Copy the listing verbatim, excluding any images found in it.

### [DATA EXCERPT]

■ ■ ■ ■ ■ ■ ■

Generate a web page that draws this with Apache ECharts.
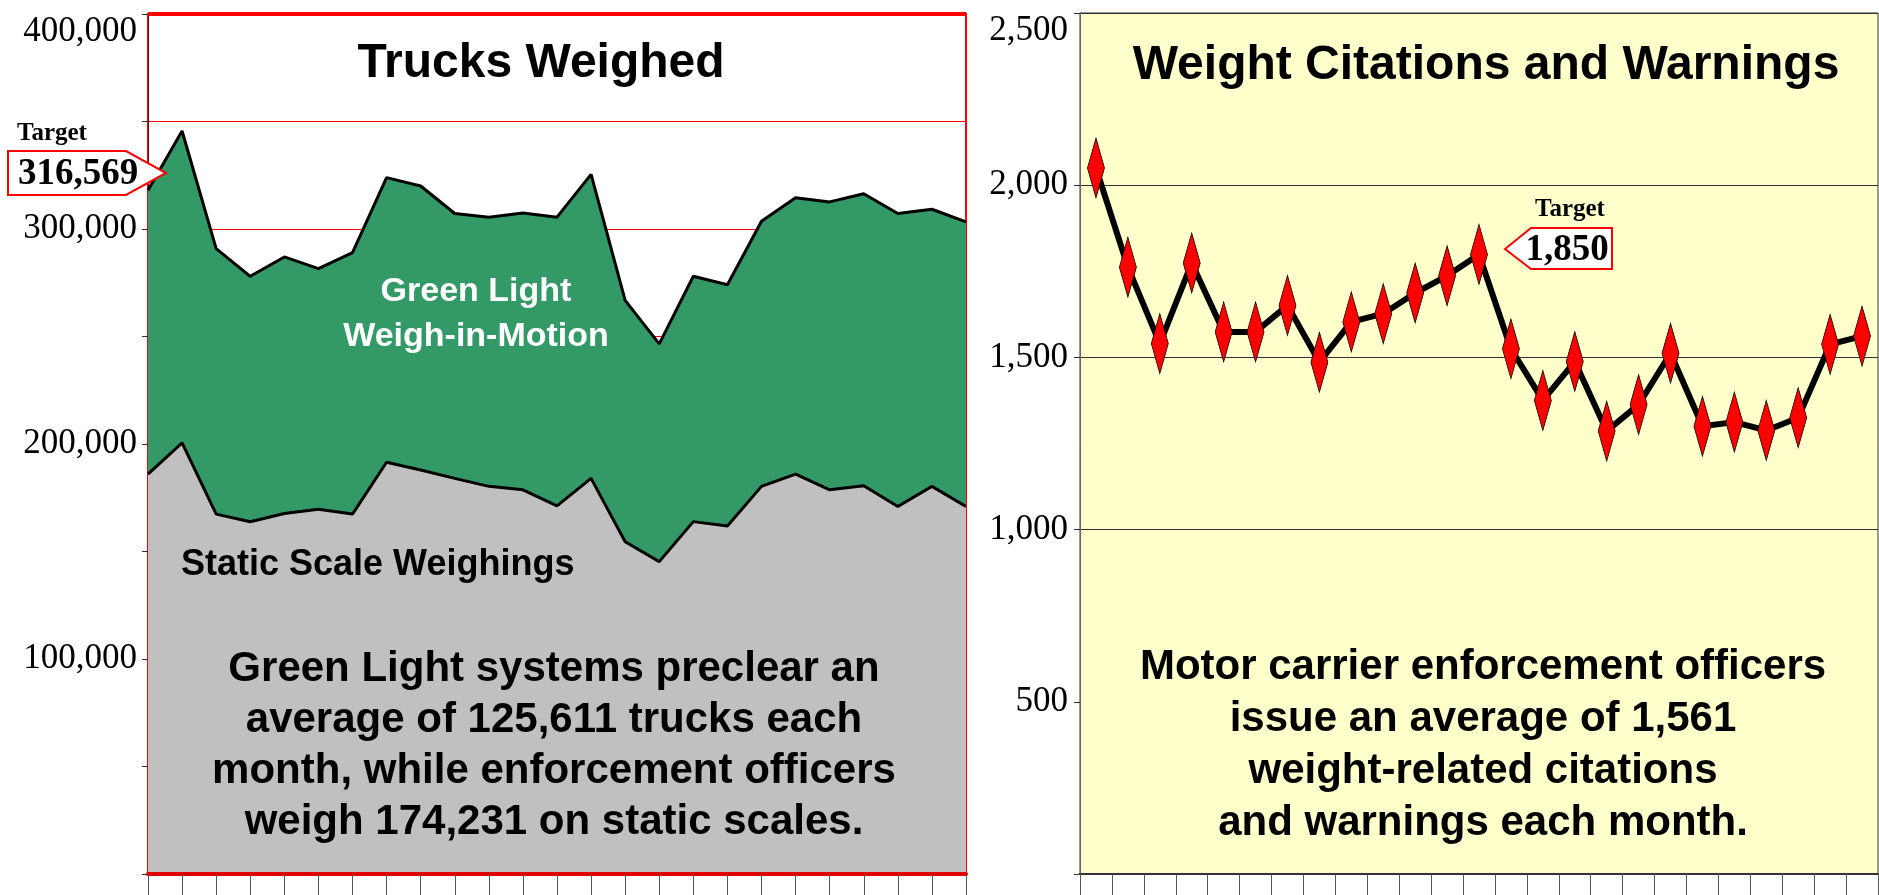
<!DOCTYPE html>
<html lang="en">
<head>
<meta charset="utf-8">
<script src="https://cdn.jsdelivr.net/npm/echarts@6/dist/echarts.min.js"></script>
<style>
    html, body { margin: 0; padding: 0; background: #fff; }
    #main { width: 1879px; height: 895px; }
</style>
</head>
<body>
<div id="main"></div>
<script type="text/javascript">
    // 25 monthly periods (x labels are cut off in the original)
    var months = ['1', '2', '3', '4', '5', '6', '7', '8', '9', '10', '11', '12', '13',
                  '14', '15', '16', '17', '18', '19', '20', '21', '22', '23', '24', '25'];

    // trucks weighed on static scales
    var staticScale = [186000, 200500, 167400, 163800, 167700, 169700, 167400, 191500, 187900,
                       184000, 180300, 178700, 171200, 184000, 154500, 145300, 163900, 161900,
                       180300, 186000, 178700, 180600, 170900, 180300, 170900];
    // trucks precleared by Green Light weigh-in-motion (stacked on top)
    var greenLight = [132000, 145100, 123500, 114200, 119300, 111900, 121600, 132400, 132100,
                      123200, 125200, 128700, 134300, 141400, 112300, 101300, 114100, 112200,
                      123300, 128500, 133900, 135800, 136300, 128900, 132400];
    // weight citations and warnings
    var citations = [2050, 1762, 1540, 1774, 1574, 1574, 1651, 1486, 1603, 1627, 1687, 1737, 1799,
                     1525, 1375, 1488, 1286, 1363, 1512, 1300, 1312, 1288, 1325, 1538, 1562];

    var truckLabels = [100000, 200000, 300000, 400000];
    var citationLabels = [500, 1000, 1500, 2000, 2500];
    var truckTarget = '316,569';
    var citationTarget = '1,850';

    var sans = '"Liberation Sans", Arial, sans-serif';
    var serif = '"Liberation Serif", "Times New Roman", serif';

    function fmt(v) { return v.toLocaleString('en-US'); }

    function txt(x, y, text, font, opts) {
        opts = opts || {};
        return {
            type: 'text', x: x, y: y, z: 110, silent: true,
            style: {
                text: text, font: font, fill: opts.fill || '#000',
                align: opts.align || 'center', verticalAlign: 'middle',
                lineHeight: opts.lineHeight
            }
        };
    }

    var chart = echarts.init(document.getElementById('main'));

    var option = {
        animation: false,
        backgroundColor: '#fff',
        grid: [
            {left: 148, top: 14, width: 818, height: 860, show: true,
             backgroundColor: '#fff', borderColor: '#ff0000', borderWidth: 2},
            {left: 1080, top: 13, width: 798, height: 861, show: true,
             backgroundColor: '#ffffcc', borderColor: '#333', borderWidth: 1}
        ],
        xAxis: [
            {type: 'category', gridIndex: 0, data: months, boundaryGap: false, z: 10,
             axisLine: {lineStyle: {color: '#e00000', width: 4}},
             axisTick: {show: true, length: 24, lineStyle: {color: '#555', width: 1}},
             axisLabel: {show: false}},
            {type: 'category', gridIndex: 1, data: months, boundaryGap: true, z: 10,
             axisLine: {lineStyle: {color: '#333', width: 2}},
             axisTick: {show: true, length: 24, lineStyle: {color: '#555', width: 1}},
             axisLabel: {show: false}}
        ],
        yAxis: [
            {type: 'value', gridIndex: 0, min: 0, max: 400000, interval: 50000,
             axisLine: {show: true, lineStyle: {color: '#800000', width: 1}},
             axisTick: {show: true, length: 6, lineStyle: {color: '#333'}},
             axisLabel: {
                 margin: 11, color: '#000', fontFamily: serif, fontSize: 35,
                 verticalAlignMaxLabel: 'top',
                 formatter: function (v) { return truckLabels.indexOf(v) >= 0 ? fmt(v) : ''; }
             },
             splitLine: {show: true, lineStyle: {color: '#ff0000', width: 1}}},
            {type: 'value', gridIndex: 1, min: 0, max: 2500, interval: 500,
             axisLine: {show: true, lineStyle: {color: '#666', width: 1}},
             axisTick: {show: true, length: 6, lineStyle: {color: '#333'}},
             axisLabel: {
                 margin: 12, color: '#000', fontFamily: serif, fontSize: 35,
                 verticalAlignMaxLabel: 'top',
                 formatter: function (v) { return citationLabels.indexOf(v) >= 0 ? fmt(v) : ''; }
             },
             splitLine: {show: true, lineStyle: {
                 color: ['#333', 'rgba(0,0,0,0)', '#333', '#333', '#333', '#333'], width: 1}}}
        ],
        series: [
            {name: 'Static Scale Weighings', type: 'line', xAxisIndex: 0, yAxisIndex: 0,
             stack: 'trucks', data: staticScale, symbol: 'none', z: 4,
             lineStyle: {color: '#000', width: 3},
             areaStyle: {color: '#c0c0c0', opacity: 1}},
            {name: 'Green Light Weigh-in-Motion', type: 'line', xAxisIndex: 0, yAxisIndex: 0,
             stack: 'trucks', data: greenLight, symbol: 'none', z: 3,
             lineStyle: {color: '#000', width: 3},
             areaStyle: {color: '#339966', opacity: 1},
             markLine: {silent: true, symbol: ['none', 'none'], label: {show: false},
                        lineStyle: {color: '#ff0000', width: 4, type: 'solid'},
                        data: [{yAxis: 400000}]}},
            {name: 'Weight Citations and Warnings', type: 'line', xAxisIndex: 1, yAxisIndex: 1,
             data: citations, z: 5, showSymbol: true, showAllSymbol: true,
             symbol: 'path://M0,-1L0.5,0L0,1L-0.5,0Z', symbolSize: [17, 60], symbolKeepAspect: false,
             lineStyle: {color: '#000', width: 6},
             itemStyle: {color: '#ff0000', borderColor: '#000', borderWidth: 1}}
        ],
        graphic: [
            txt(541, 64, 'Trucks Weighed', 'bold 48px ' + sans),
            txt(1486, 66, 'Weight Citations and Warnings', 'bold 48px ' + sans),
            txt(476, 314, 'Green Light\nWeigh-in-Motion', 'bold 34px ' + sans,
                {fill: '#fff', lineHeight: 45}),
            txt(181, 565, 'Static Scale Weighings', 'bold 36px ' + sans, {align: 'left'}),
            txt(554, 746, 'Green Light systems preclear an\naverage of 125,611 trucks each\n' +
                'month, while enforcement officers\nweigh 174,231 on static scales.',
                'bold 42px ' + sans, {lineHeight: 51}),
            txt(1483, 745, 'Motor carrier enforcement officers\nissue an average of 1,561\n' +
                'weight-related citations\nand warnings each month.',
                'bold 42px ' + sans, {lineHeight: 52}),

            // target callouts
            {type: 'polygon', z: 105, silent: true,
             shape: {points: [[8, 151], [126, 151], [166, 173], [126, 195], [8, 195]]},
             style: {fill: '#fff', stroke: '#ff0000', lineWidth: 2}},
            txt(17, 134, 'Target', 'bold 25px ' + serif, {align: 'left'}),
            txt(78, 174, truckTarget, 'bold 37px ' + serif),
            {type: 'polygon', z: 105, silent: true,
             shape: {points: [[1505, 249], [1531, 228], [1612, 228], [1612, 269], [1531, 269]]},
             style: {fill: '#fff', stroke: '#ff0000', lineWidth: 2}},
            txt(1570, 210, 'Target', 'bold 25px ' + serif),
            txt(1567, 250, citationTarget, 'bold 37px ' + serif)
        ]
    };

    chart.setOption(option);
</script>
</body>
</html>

■ ■ ■ ■ ■ ■ ■

### [PROBLEM SOLUTION]
Generate a web page that draws this with Apache ECharts.
<!DOCTYPE html>
<html lang="en">
<head>
<meta charset="utf-8">
<script src="https://cdn.jsdelivr.net/npm/echarts@6/dist/echarts.min.js"></script>
<style>
    html, body { margin: 0; padding: 0; background: #fff; }
    #main { width: 1879px; height: 895px; }
</style>
</head>
<body>
<div id="main"></div>
<script type="text/javascript">
    // 25 monthly periods (x labels are cut off in the original)
    var months = ['1', '2', '3', '4', '5', '6', '7', '8', '9', '10', '11', '12', '13',
                  '14', '15', '16', '17', '18', '19', '20', '21', '22', '23', '24', '25'];

    // trucks weighed on static scales
    var staticScale = [186000, 200500, 167400, 163800, 167700, 169700, 167400, 191500, 187900,
                       184000, 180300, 178700, 171200, 184000, 154500, 145300, 163900, 161900,
                       180300, 186000, 178700, 180600, 170900, 180300, 170900];
    // trucks precleared by Green Light weigh-in-motion (stacked on top)
    var greenLight = [132000, 145100, 123500, 114200, 119300, 111900, 121600, 132400, 132100,
                      123200, 125200, 128700, 134300, 141400, 112300, 101300, 114100, 112200,
                      123300, 128500, 133900, 135800, 136300, 128900, 132400];
    // weight citations and warnings
    var citations = [2050, 1762, 1540, 1774, 1574, 1574, 1651, 1486, 1603, 1627, 1687, 1737, 1799,
                     1525, 1375, 1488, 1286, 1363, 1512, 1300, 1312, 1288, 1325, 1538, 1562];

    var truckLabels = [100000, 200000, 300000, 400000];
    var citationLabels = [500, 1000, 1500, 2000, 2500];
    var truckTarget = '316,569';
    var citationTarget = '1,850';

    var sans = '"Liberation Sans", Arial, sans-serif';
    var serif = '"Liberation Serif", "Times New Roman", serif';

    function fmt(v) { return v.toLocaleString('en-US'); }

    function txt(x, y, text, font, opts) {
        opts = opts || {};
        return {
            type: 'text', x: x, y: y, z: 110, silent: true,
            style: {
                text: text, font: font, fill: opts.fill || '#000',
                align: opts.align || 'center', verticalAlign: 'middle',
                lineHeight: opts.lineHeight
            }
        };
    }

    var chart = echarts.init(document.getElementById('main'));

    var option = {
        animation: false,
        backgroundColor: '#fff',
        grid: [
            {left: 148, top: 14, width: 818, height: 860, show: true,
             backgroundColor: '#fff', borderColor: '#ff0000', borderWidth: 2},
            {left: 1080, top: 13, width: 798, height: 861, show: true,
             backgroundColor: '#ffffcc', borderColor: '#333', borderWidth: 1}
        ],
        xAxis: [
            {type: 'category', gridIndex: 0, data: months, boundaryGap: false, z: 10,
             axisLine: {lineStyle: {color: '#e00000', width: 4}},
             axisTick: {show: true, length: 24, lineStyle: {color: '#555', width: 1}},
             axisLabel: {show: false}},
            {type: 'category', gridIndex: 1, data: months, boundaryGap: true, z: 10,
             axisLine: {lineStyle: {color: '#333', width: 2}},
             axisTick: {show: true, length: 24, lineStyle: {color: '#555', width: 1}},
             axisLabel: {show: false}}
        ],
        yAxis: [
            {type: 'value', gridIndex: 0, min: 0, max: 400000, interval: 50000,
             axisLine: {show: true, lineStyle: {color: '#800000', width: 1}},
             axisTick: {show: true, length: 6, lineStyle: {color: '#333'}},
             axisLabel: {
                 margin: 11, color: '#000', fontFamily: serif, fontSize: 35,
                 verticalAlignMaxLabel: 'top',
                 formatter: function (v) { return truckLabels.indexOf(v) >= 0 ? fmt(v) : ''; }
             },
             splitLine: {show: true, lineStyle: {color: '#ff0000', width: 1}}},
            {type: 'value', gridIndex: 1, min: 0, max: 2500, interval: 500,
             axisLine: {show: true, lineStyle: {color: '#666', width: 1}},
             axisTick: {show: true, length: 6, lineStyle: {color: '#333'}},
             axisLabel: {
                 margin: 12, color: '#000', fontFamily: serif, fontSize: 35,
                 verticalAlignMaxLabel: 'top',
                 formatter: function (v) { return citationLabels.indexOf(v) >= 0 ? fmt(v) : ''; }
             },
             splitLine: {show: true, lineStyle: {
                 color: ['#333', 'rgba(0,0,0,0)', '#333', '#333', '#333', '#333'], width: 1}}}
        ],
        series: [
            {name: 'Static Scale Weighings', type: 'line', xAxisIndex: 0, yAxisIndex: 0,
             stack: 'trucks', data: staticScale, symbol: 'none', z: 4,
             lineStyle: {color: '#000', width: 3},
             areaStyle: {color: '#c0c0c0', opacity: 1}},
            {name: 'Green Light Weigh-in-Motion', type: 'line', xAxisIndex: 0, yAxisIndex: 0,
             stack: 'trucks', data: greenLight, symbol: 'none', z: 3,
             lineStyle: {color: '#000', width: 3},
             areaStyle: {color: '#339966', opacity: 1},
             markLine: {silent: true, symbol: ['none', 'none'], label: {show: false},
                        lineStyle: {color: '#ff0000', width: 4, type: 'solid'},
                        data: [{yAxis: 400000}]}},
            {name: 'Weight Citations and Warnings', type: 'line', xAxisIndex: 1, yAxisIndex: 1,
             data: citations, z: 5, showSymbol: true, showAllSymbol: true,
             symbol: 'path://M0,-1L0.5,0L0,1L-0.5,0Z', symbolSize: [17, 60], symbolKeepAspect: false,
             lineStyle: {color: '#000', width: 6},
             itemStyle: {color: '#ff0000', borderColor: '#000', borderWidth: 1}}
        ],
        graphic: [
            txt(541, 64, 'Trucks Weighed', 'bold 48px ' + sans),
            txt(1486, 66, 'Weight Citations and Warnings', 'bold 48px ' + sans),
            txt(476, 314, 'Green Light\nWeigh-in-Motion', 'bold 34px ' + sans,
                {fill: '#fff', lineHeight: 45}),
            txt(181, 565, 'Static Scale Weighings', 'bold 36px ' + sans, {align: 'left'}),
            txt(554, 746, 'Green Light systems preclear an\naverage of 125,611 trucks each\n' +
                'month, while enforcement officers\nweigh 174,231 on static scales.',
                'bold 42px ' + sans, {lineHeight: 51}),
            txt(1483, 745, 'Motor carrier enforcement officers\nissue an average of 1,561\n' +
                'weight-related citations\nand warnings each month.',
                'bold 42px ' + sans, {lineHeight: 52}),

            // target callouts
            {type: 'polygon', z: 105, silent: true,
             shape: {points: [[8, 151], [126, 151], [166, 173], [126, 195], [8, 195]]},
             style: {fill: '#fff', stroke: '#ff0000', lineWidth: 2}},
            txt(17, 134, 'Target', 'bold 25px ' + serif, {align: 'left'}),
            txt(78, 174, truckTarget, 'bold 37px ' + serif),
            {type: 'polygon', z: 105, silent: true,
             shape: {points: [[1505, 249], [1531, 228], [1612, 228], [1612, 269], [1531, 269]]},
             style: {fill: '#fff', stroke: '#ff0000', lineWidth: 2}},
            txt(1570, 210, 'Target', 'bold 25px ' + serif),
            txt(1567, 250, citationTarget, 'bold 37px ' + serif)
        ]
    };

    chart.setOption(option);
</script>
</body>
</html>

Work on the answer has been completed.